When America went for GDP and convenience over awe inspiring goals we lost the luster that inspired millions. The same way we look at historical buildings over brutalism and modern shit shows. Innovation died because of capitalism gone rogue min maxing fiat currency over actually building anything.
I never tied it to decline of media, but I can't argue. Even if you flip it around to other old media that isn't sci-fi at all, like westerns, they still were typically very aspirational just set in a different time period.
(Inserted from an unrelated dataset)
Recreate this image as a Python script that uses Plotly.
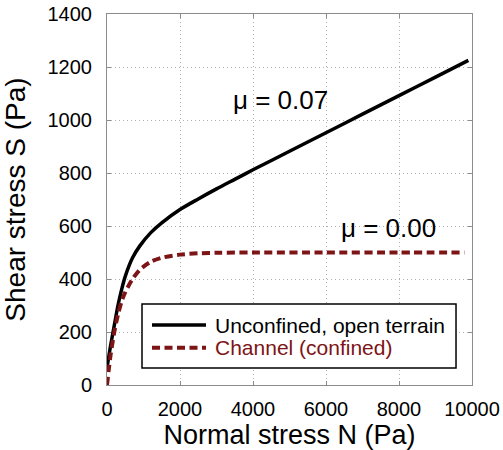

I've been complaining for ten years how we totally quit trying to do anything cool. We don't try to do the impossible anymore, unless you count impossible as mutilating a man to make it into a woman. Things like computers have become sterilized espionage for the masses. Even AI isn't exactly revolutionary as much as we've just managed to stack enough hardware computation to make it possible. It was always possible since the world of programmable computing existed, just the resources weren't there. I saw this video recently: https://www.youtube.com/watch?v=OUE3FSIk46g This guy is an old OS dev who worked for Microsoft in the 90s, and it's about running AI algorithms on ancient hardware.
I'm not sure about music though. I put that on decline of IQ, or perceived decline of IQ as I'm not well versed on whether the IQ has declined a lot.